▶ WHAT THE EXERCISE ASKS: Print, word for word, every line from the beginning of the listing up to and including the line with "plt.rcParams['mathtext.fontset'] = 'dejavusans'". Pictures are to be excluded.

----

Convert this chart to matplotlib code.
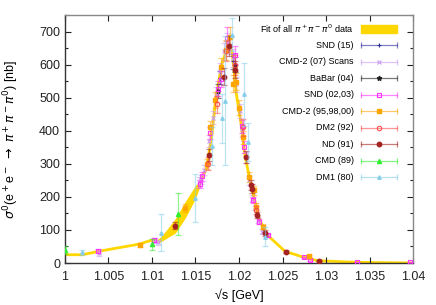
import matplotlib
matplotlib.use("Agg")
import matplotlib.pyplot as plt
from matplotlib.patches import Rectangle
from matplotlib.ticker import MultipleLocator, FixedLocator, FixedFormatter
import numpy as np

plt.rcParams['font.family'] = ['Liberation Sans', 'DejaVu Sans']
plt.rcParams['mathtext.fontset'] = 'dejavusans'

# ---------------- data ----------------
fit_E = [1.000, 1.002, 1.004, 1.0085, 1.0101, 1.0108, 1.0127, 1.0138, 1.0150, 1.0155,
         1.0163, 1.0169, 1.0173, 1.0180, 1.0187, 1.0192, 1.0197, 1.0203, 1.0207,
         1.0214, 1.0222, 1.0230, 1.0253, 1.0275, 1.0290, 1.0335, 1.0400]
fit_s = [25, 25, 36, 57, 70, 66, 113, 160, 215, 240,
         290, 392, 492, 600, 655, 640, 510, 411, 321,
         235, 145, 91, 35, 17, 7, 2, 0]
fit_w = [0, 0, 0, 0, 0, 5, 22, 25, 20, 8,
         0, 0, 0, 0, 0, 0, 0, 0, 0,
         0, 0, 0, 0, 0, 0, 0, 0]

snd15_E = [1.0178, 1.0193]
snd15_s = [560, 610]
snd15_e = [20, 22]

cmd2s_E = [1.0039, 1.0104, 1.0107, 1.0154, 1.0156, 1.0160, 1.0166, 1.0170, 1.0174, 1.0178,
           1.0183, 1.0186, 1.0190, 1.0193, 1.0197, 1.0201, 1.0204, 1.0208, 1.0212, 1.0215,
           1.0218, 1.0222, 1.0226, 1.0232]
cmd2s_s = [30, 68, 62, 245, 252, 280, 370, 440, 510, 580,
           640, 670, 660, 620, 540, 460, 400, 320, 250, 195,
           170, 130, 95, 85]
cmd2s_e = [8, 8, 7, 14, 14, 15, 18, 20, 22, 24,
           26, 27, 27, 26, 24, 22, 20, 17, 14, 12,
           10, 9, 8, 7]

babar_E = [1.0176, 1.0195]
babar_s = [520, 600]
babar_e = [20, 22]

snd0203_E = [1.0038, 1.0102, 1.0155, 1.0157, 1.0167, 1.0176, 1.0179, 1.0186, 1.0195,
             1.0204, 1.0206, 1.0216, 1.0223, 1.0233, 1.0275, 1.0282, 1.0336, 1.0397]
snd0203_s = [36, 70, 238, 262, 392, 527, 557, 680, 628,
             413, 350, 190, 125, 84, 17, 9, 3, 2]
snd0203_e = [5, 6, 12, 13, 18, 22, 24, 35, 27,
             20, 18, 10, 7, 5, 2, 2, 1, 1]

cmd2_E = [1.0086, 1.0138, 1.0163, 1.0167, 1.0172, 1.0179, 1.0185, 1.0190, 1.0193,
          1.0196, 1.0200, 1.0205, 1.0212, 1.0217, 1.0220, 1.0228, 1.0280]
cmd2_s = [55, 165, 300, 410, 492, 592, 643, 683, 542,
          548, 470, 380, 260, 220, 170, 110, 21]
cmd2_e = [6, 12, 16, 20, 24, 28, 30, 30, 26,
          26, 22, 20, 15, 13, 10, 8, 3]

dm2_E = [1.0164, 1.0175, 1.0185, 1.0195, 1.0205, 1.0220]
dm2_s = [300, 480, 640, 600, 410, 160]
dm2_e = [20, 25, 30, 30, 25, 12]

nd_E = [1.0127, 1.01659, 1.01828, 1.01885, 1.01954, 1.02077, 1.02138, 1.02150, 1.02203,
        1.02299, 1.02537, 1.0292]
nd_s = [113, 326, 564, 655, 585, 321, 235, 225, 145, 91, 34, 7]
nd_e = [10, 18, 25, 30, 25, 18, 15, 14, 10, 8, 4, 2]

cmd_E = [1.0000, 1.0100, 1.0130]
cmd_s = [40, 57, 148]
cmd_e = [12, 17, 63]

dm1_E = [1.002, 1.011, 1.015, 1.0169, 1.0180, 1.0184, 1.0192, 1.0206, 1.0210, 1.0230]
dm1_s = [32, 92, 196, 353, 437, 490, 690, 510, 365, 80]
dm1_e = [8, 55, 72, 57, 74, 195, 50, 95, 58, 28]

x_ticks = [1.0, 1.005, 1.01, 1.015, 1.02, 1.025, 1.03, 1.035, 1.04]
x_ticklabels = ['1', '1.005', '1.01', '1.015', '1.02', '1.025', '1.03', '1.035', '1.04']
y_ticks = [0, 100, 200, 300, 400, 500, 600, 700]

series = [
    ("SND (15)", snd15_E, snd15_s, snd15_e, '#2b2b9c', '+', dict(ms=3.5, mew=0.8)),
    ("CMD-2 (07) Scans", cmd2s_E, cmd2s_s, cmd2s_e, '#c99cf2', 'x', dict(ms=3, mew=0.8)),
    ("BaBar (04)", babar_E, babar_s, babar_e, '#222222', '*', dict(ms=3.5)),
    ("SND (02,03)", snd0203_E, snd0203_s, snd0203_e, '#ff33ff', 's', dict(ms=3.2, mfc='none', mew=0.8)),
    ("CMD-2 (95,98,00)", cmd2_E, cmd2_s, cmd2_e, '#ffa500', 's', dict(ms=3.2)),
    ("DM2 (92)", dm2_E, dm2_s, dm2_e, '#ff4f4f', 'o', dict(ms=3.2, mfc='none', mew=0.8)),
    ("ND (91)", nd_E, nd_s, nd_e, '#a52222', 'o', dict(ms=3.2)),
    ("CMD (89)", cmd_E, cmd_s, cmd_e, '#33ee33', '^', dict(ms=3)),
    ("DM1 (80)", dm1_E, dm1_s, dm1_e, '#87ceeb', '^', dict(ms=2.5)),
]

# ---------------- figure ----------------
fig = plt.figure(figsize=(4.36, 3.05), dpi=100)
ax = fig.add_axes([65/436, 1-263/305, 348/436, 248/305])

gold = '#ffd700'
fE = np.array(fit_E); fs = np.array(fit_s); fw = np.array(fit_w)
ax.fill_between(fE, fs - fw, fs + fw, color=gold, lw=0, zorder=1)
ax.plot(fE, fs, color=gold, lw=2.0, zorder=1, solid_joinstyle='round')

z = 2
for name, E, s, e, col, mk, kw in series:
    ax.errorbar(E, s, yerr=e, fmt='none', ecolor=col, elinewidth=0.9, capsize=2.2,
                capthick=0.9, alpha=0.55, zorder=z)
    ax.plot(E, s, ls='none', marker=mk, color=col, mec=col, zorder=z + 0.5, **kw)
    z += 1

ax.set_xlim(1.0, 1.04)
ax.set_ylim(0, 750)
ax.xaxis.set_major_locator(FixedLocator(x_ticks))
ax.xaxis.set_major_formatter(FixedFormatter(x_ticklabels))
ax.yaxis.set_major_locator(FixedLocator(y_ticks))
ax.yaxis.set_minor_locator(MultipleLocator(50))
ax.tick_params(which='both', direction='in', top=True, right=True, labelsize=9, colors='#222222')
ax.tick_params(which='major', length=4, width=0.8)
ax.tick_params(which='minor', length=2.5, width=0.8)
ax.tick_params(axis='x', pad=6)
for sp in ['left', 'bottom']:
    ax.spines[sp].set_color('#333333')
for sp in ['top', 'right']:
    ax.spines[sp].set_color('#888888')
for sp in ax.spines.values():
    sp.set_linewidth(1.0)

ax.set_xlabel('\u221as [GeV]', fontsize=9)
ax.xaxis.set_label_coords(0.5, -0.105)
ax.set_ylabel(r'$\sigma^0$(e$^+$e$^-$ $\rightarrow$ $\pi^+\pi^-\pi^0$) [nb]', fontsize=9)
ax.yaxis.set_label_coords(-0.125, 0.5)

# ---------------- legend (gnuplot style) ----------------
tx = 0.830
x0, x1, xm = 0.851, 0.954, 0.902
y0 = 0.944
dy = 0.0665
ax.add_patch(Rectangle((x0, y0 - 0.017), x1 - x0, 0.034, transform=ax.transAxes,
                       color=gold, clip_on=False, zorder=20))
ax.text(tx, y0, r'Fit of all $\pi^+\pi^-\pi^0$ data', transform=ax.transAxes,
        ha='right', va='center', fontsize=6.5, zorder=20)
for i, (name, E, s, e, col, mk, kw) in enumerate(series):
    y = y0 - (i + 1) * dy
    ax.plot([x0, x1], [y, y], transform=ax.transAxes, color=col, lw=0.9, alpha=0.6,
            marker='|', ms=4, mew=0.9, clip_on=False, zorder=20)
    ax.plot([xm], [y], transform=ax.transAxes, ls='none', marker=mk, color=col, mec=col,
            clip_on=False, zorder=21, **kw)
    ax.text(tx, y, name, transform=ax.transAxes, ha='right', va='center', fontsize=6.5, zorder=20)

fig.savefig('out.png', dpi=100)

----

▶ RESPONSE TO THIS EXERCISE:
Convert this chart to matplotlib code.
import matplotlib
matplotlib.use("Agg")
import matplotlib.pyplot as plt
from matplotlib.patches import Rectangle
from matplotlib.ticker import MultipleLocator, FixedLocator, FixedFormatter
import numpy as np

plt.rcParams['font.family'] = ['Liberation Sans', 'DejaVu Sans']
plt.rcParams['mathtext.fontset'] = 'dejavusans'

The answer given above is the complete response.